(Figure scripts)

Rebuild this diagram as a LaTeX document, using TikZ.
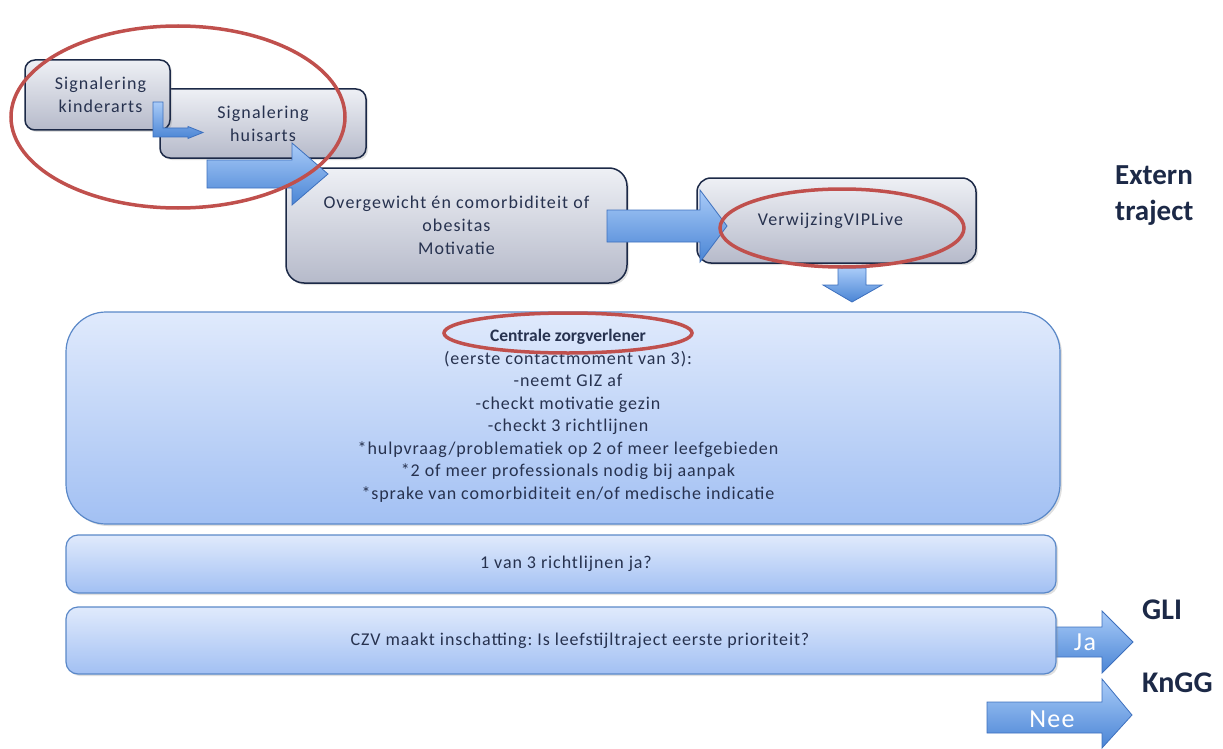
\documentclass[tikz,border=0pt]{standalone}
\usepackage{fontspec}
\setmainfont{Carlito}
\usetikzlibrary{shadows}
\frenchspacing
\definecolor{navy}{HTML}{1C2947}
\definecolor{txt}{HTML}{27324F}
\definecolor{grayTop}{HTML}{EEF0F5}
\definecolor{grayBot}{HTML}{B6BACA}
\definecolor{blueTop}{HTML}{E0EAFC}
\definecolor{blueBot}{HTML}{A2C0F3}
\definecolor{blueEdge}{HTML}{5A88C8}
\definecolor{arrTop}{HTML}{A9CBF8}
\definecolor{arrBot}{HTML}{4A85D5}
\definecolor{arrEdge}{HTML}{3D70BE}
\definecolor{ringred}{HTML}{C0504D}
\tikzset{
  graybox/.style={draw=navy, line width=1.5pt, top color=grayTop, bottom color=grayBot,
    text=txt, align=center, inner sep=0pt, drop shadow={opacity=0.25, shadow xshift=2pt, shadow yshift=-2pt},
    font=\fontsize{18}{23}\selectfont\addfontfeatures{LetterSpace=6}},
  bluebox/.style={draw=blueEdge, line width=1.2pt, top color=blueTop, bottom color=blueBot,
    text=txt, align=center, inner sep=0pt, drop shadow={opacity=0.25, shadow xshift=2pt, shadow yshift=-2pt},
    font=\fontsize{18}{22.5}\selectfont\addfontfeatures{LetterSpace=5}},
  blockarrow/.style={draw=arrEdge, line width=0.8pt, top color=arrTop, bottom color=arrBot, line join=miter},
  ring/.style={draw=ringred, line width=3.5pt},
  side/.style={text=navy, font=\fontsize{29}{36}\selectfont\bfseries, align=left, inner sep=0pt},
  arrlabel/.style={text=white, font=\fontsize{26}{28}\selectfont\addfontfeatures{LetterSpace=5}, inner sep=0pt}
}
\begin{document}
\begin{tikzpicture}[x=1pt,y=-1pt]
\useasboundingbox (0,0) rectangle (1223,749);

% boxes
\node[graybox, rounded corners=10pt, minimum width=206pt, minimum height=69pt] (hu) at (263,123.5) {Signalering\\huisarts};
\node[graybox, rounded corners=10pt, minimum width=145pt, minimum height=70pt] (ki) at (97.5,95) {\hspace*{6pt}Signalering\\\hspace*{6pt}kinderarts};
\node[graybox, rounded corners=18pt, minimum width=341pt, minimum height=115pt] (ov) at (456.5,225.5) {Overgewicht én comorbiditeit of\\obesitas\\Motivatie};
\node[graybox, rounded corners=14pt, minimum width=279pt, minimum height=85pt] (vip) at (836.5,220.5) {\hspace*{-12pt}VerwijzingVIPLive};

\node[bluebox, rounded corners=40pt, minimum width=994pt, minimum height=212pt] (czl) at (563,418) {};
\node[text=txt, align=center, font=\fontsize{18}{22.5}\selectfont\addfontfeatures{LetterSpace=5}] (czt) at (568,416)
 {{\fontsize{17.5}{22.5}\selectfont\bfseries\addfontfeatures{LetterSpace=0}Centrale zorgverlener}\\
  (eerste contactmoment van 3):\\
  -neemt GIZ af\\
  -checkt motivatie gezin\\
  -checkt 3 richtlijnen\\
  *hulpvraag/problematiek op 2 of meer leefgebieden\\
  *2 of meer professionals nodig bij aanpak\\
  *sprake van comorbiditeit en/of medische indicatie};

\node[bluebox, rounded corners=12pt, minimum width=990pt, minimum height=58pt] (rl) at (561,564) {\hspace*{10pt}1 van 3 richtlijnen ja?};

% Ja / Nee arrows
\draw[blockarrow] (1050,627) -- (1102,627) -- (1102,611) -- (1133,642) -- (1102,673) -- (1102,657) -- (1050,657) -- cycle;
\node[bluebox, rounded corners=12pt, minimum width=990pt, minimum height=67pt] (czv) at (561,640.5) {\hspace*{38pt}CZV maakt inschatting: Is leefstijltraject eerste prioriteit?};
\node[arrlabel] (ja) at (1085,642) {Ja};
\draw[blockarrow] (987,702) -- (1102,702) -- (1102,679) -- (1132,715) -- (1102,748) -- (1102,733) -- (987,733) -- cycle;
\node[arrlabel] (nee) at (1052,719) {Nee};

% block arrows
\draw[blockarrow] (153,102) -- (163,102) -- (163,128) -- (188,128) -- (188,126.5) -- (203,132.5) -- (188,138.5) -- (188,137) -- (153,137) -- cycle;
\draw[blockarrow] (207,160) -- (292,160) -- (292,143) -- (328,174) -- (292,205) -- (292,188) -- (207,188) -- cycle;
\draw[blockarrow] (607,210) -- (700,210) -- (700,190) -- (727,226) -- (700,262) -- (700,242) -- (607,242) -- cycle;
\draw[blockarrow] (838,268) -- (866,268) -- (866,285) -- (882,285) -- (852,302) -- (823,285) -- (838,285) -- cycle;

% red rings
\draw[ring] (178,117) ellipse [x radius=167, y radius=91];
\draw[ring] (842,228) ellipse [x radius=122, y radius=39];
\draw[ring] (568,333) ellipse [x radius=124, y radius=20];

% side labels
\node[side, anchor=west] (ext) at (1115,196) {Extern\\traject};
\node[side, anchor=west, font=\fontsize{30}{32}\selectfont\bfseries] (gli) at (1142,610) {GLI};
\node[side, anchor=west, font=\fontsize{30}{32}\selectfont\bfseries] (kngg) at (1142,683) {KnGG};
\end{tikzpicture}
\end{document}
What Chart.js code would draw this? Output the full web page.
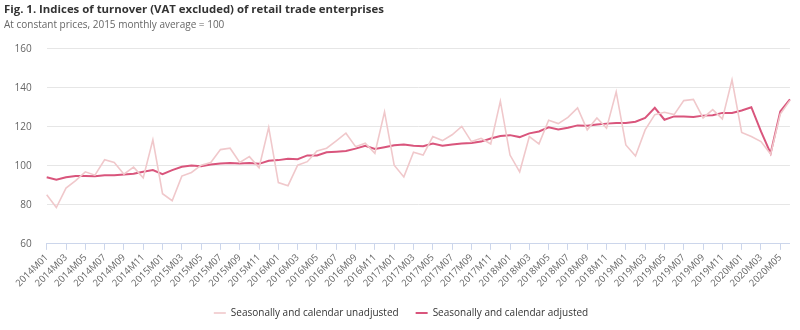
<!DOCTYPE html>
<html><head><meta charset="utf-8">
<script src="https://cdn.jsdelivr.net/npm/chart.js@4.4.1/dist/chart.umd.min.js"></script>
<style>html,body{margin:0;padding:0;background:#fff;} #wrap{width:800px;height:330px;position:relative;}</style>
</head><body><div id="wrap"><canvas id="c"></canvas></div>
<script>
const categories = [
"2014M01","2014M02","2014M03","2014M04","2014M05","2014M06","2014M07","2014M08","2014M09","2014M10","2014M11","2014M12",
"2015M01","2015M02","2015M03","2015M04","2015M05","2015M06","2015M07","2015M08","2015M09","2015M10","2015M11","2015M12",
"2016M01","2016M02","2016M03","2016M04","2016M05","2016M06","2016M07","2016M08","2016M09","2016M10","2016M11","2016M12",
"2017M01","2017M02","2017M03","2017M04","2017M05","2017M06","2017M07","2017M08","2017M09","2017M10","2017M11","2017M12",
"2018M01","2018M02","2018M03","2018M04","2018M05","2018M06","2018M07","2018M08","2018M09","2018M10","2018M11","2018M12",
"2019M01","2019M02","2019M03","2019M04","2019M05","2019M06","2019M07","2019M08","2019M09","2019M10","2019M11","2019M12",
"2020M01","2020M02","2020M03","2020M04","2020M05","2020M06"];
const unadjusted = [
85.2,78.6,88.6,92.4,96.9,95.2,103.1,101.7,95.7,99.3,93.8,113.3,
85.7,82.1,94.7,96.6,100.3,101.7,108.3,109.0,101.7,104.7,99.0,119.7,
91.4,89.8,100.3,102.1,107.6,109.0,112.8,116.7,109.8,111.6,106.4,127.6,
100.3,94.3,106.9,105.5,115.0,112.9,115.9,120.2,112.4,114.1,111.2,133.1,
105.5,96.9,115.0,111.2,123.3,121.6,124.8,129.7,118.4,124.5,119.3,137.9,
110.7,105.0,118.4,126.2,127.4,126.2,133.4,134.0,124.5,128.8,124.0,144.0,
117.1,115.0,112.4,106.0,126.5,133.5];
const adjusted = [
94.1,92.8,94.1,94.8,94.8,94.7,95.2,95.2,95.5,95.9,96.9,97.8,
95.7,97.8,99.5,100.2,99.8,100.7,101.2,101.4,101.2,101.4,101.0,102.6,
102.9,103.6,103.4,105.3,105.3,106.9,107.2,107.6,108.8,110.3,108.6,109.5,
110.5,110.9,110.3,110.0,111.4,110.3,110.9,111.4,111.7,112.4,114.0,115.3,
115.7,114.7,116.6,117.6,119.7,118.6,119.5,120.7,120.5,121.2,121.6,121.9,
121.9,122.6,124.5,129.7,123.6,125.3,125.2,125.0,125.7,125.9,127.1,127.1,
128.3,130.0,117.6,106.4,127.9,134.0];
const yTicks = [60, 80, 100, 120, 140, 160];
const seriesNames = ["Seasonally and calendar unadjusted", "Seasonally and calendar adjusted"];
const titleText = "Fig. 1. Indices of turnover (VAT excluded) of retail trade enterprises";
const subtitleText = "At constant prices, 2015 monthly average = 100";

const FONT = "'Open Sans', sans-serif";
new Chart(document.getElementById('c'), {
  type: 'line',
  data: {
    labels: categories,
    datasets: [
      { label: seriesNames[0], data: unadjusted, borderColor: '#f0c8cb', backgroundColor: '#f0c8cb',
        borderWidth: 1.6, pointRadius: 0, pointHoverRadius: 0, tension: 0, pointStyle: 'line' },
      { label: seriesNames[1], data: adjusted, borderColor: '#d9557c', backgroundColor: '#d9557c',
        borderWidth: 2, pointRadius: 0, pointHoverRadius: 0, tension: 0, pointStyle: 'line' }
    ]
  },
  options: {
    responsive: true, maintainAspectRatio: false, animation: false,
    layout: { padding: { left: 4, right: 2, top: 0, bottom: 2 } },
    plugins: {
      title: { display: true, text: titleText, align: 'start', color: '#333333',
        font: { family: FONT, size: 11.4, weight: 'bold' }, padding: { top: 3, bottom: 2 } },
      subtitle: { display: true, text: subtitleText, align: 'start', color: '#666666',
        font: { family: FONT, size: 10 }, padding: { top: 0, bottom: 18 } },
      legend: { position: 'bottom',
        labels: { usePointStyle: true, pointStyleWidth: 12, color: '#333333', padding: 17,
          font: { family: FONT, size: 10 } } },
      tooltip: { enabled: false }
    },
    scales: {
      x: {
        offset: false,
        grid: { drawOnChartArea: false, drawTicks: true, tickLength: 6,
          color: (ctx) => (ctx.index % 2 === 0 ? '#ccd6eb' : 'rgba(0,0,0,0)') },
        border: { display: true, color: '#ccd6eb' },
        ticks: { autoSkip: false, maxRotation: 45, minRotation: 45, color: '#666666', padding: 2,
          font: { family: FONT, size: 9.5 },
          callback: function(v, i) { return i % 2 === 0 ? this.getLabelForValue(v) : ''; } }
      },
      y: {
        min: 60, max: 160,
        afterBuildTicks: (s) => { s.ticks = yTicks.map(v => ({ value: v })); },
        afterFit: (s) => { s.width = 42.7; },
        grid: { color: '#e6e6e6', drawTicks: false },
        border: { display: false },
        ticks: { color: '#666666', padding: 15, font: { family: FONT, size: 10 } }
      }
    }
  }
});
</script>
</body></html>
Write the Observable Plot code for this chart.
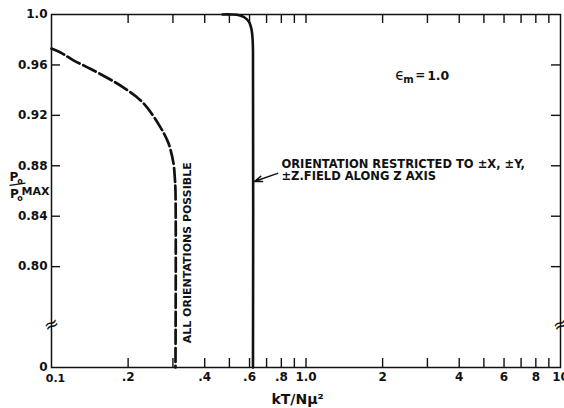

■ WHAT IS ASKED ■
Collect every line from the records above that contains the word "code".

■ TASK RESULT ■
What Chart.js code would draw this? Output the full web page.
Write the Observable Plot code for this chart.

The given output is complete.